§ WHAT IS REQUIRED:
In the entries below, find every line with "this" and copy it.

>>>

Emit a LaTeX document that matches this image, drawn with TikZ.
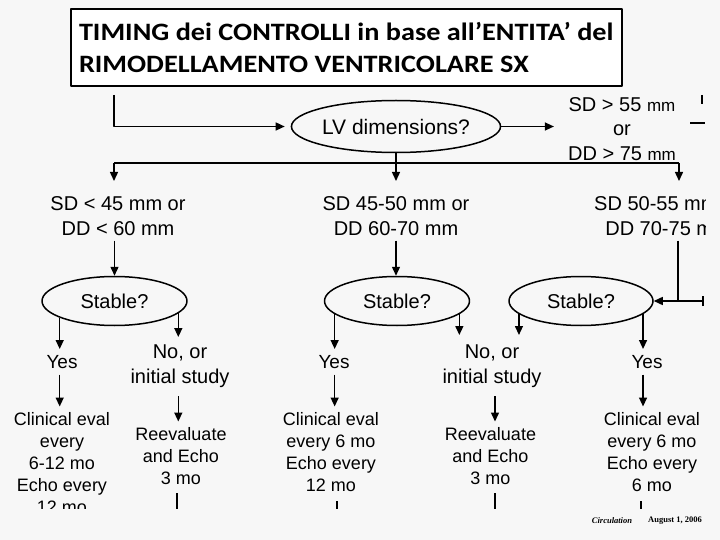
\documentclass[tikz,border=0pt]{standalone}
\usepackage{fontspec}
\setmainfont{Liberation Sans}
\newfontfamily\titlefont[FakeStretch=1.13]{Carlito}
\newfontfamily\capfont{Liberation Serif}
\usetikzlibrary{arrows.meta,shapes.geometric}

\tikzset{
  query/.style={ellipse,draw,line width=1.5pt,minimum width=145pt,minimum height=49pt,inner sep=0pt,font=\fontsize{20}{24}\selectfont},
  cond/.style={align=center,inner sep=0pt,anchor=north,font=\fontsize{20}{25}\selectfont},
  plan/.style={align=center,inner sep=0pt,anchor=north,font=\fontsize{18}{22}\selectfont},
  flow/.style={->,line width=1.4pt,shorten >=6pt},
  wire/.style={line width=1.4pt}
}

\begin{document}
\begin{tikzpicture}[x=1pt,y=-1pt,>={Triangle[length=9pt,width=8pt]},line join=round]
\fill[black!3] (0,0) rectangle (720,540);
\useasboundingbox (0,0) rectangle (720,540);

% title
\node[draw,line width=1.5pt,fill=white,anchor=north west,minimum width=551pt,minimum height=77pt,
  align=left,font=\titlefont\bfseries\fontsize{25}{32}\selectfont]
  (title) at (70,8.5) {TIMING dei CONTROLLI in base all’ENTITA’ del\\RIMODELLAMENTO VENTRICOLARE SX};

\begin{scope}
\clip (0,0) rectangle (705,508);

\coordinate (in) at (114,95);
\node[query,minimum width=170pt,minimum height=52pt,font=\fontsize{21}{24}\selectfont] (lv) at (396,126.5) {LV dimensions?};
\node[cond,font=\fontsize{20}{24.5}\selectfont] (big) at (622,97) {SD > 55 {\fontsize{17}{20}\selectfont mm}\\or\\DD > 75 {\fontsize{17}{20}\selectfont mm}};
\draw[flow] (in) |- (lv.west);
\draw[flow,shorten >=14pt] (lv.east) -- (big.west |- lv.east);
\draw[wire] (702,95) -- (702,104);
\draw[wire] (690,123) -- (705,123);

% split
\coordinate (split) at (396,163);
\coordinate (sl) at (114,163);
\coordinate (sr) at (679,163);
\draw[wire] (lv.south) -- (split);
\draw[wire] (sl) -- (sr);

\node[cond] (cond1) at (118,196) {SD < 45 mm or\\DD < 60 mm};
\node[cond] (cond2) at (396,196) {SD 45-50 mm or\\DD 60-70 mm};
\node[cond,anchor=north west] (cond3) at (594,196) {SD 50-55 mm or\\DD 70-75 mm};

\draw[flow,shorten >=15pt] (sl) -- (sl |- cond1.north);
\draw[flow,shorten >=15pt] (split) -- (split |- cond2.north);
\draw[flow,shorten >=15pt] (sr) -- (sr |- cond3.north);

\node[query] (stab1) at (114.5,301) {Stable?};
\node[query] (stab2) at (397,301) {Stable?};
\node[query,minimum width=144pt] (stab3) at (581,301) {Stable?};

\draw[flow,shorten <=5pt,shorten >=0pt] (cond1.south -| stab1.north) -- (stab1.north);
\draw[flow,shorten <=5pt,shorten >=0pt] (cond2.south -| split) -- (split |- stab2.north);
\coordinate (jn) at (678,301);
\coordinate (rt) at (703,301);
\draw[wire,shorten <=5pt] (cond3.south -| jn) -- (jn);
\draw[flow,shorten >=0pt] (rt) -- (stab3.east);
\draw[wire] ([yshift=-5pt]rt) -- ([yshift=5pt]rt);

% answers
\node[cond,font=\fontsize{19}{24}\selectfont] (yes1) at (62,355) {Yes};
\node[cond] (no1) at (180,345) {No, or\\initial study};
\node[cond,font=\fontsize{19}{24}\selectfont] (yes2) at (334,355) {Yes};
\node[cond] (no2) at (492,345) {No, or\\initial study};
\node[cond,font=\fontsize{19}{24}\selectfont] (yes3) at (647,355) {Yes};

\draw[flow] (stab1.197) -- (stab1.197 |- yes1.north);
\draw[flow,shorten >=8pt] (stab1.-11) -- (stab1.-11 |- no1.north);
\draw[flow] (stab2.192) -- (stab2.192 |- yes2.north);
\draw[flow,shorten >=10pt] (stab2.-12) -- (stab2.-12 |- no2.north);
\draw[flow,shorten >=10pt] (stab3.192) -- (stab3.192 |- no2.north);
\draw[flow] (stab3.-12) -- (stab3.-12 |- yes3.north);

% plans
\node[plan] (eval1) at (62,412.5) {Clinical eval\\every\\6-12 mo\\Echo every\\12 mo};
\node[plan] (reev1) at (181,427.5) {Reevaluate\\and Echo\\3 mo};
\node[plan] (eval2) at (331,412.5) {Clinical eval\\every 6 mo\\Echo every\\12 mo};
\node[plan] (reev2) at (490.5,427.5) {Reevaluate\\and Echo\\3 mo};
\node[plan] (eval3) at (652,412.5) {Clinical eval\\every 6 mo\\Echo every\\6 mo};

\draw[flow,shorten <=6pt] (yes1.south -| stab1.197) -- (stab1.197 |- eval1.north);
\draw[flow,shorten <=8pt] (no1.south -| stab1.-11) -- (stab1.-11 |- reev1.north);
\draw[flow,shorten <=6pt] (yes2.south -| stab2.192) -- (stab2.192 |- eval2.north);
\coordinate (out2) at (495,540);
\draw[flow,shorten <=8pt] (no2.south -| out2) -- (out2 |- reev2.north);
\draw[flow,shorten <=6pt] (yes3.south -| stab3.-12) -- (stab3.-12 |- eval3.north);

\coordinate (out1) at (177,540);
\coordinate (out3) at (337,540);
\coordinate (out4) at (641,540);
\draw[wire,shorten <=8pt] (reev1.south -| out1) -- (out1);
\draw[wire,shorten <=8pt] (reev2.south -| out2) -- (out2);
\draw[wire,shorten <=9pt] (eval2.south -| out3) -- (out3);
\draw[wire,shorten <=9pt] (eval3.south -| out4) -- (out4);
\end{scope}

% source
\node[font=\capfont\bfseries\itshape\fontsize{8.5}{10}\selectfont,inner sep=0pt] (journal) at (612,521) {Circulation};
\node[font=\capfont\bfseries\fontsize{8.5}{10}\selectfont,inner sep=0pt] (date) at (675,521) {August 1, 2006};
\end{tikzpicture}
\end{document}
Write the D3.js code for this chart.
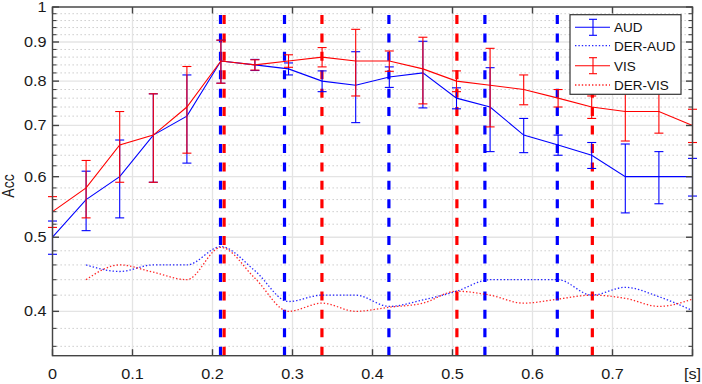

<<<

§ RESPONSE:
Emit a LaTeX document that matches this image, drawn with TikZ.
Write the D3.js code for this chart.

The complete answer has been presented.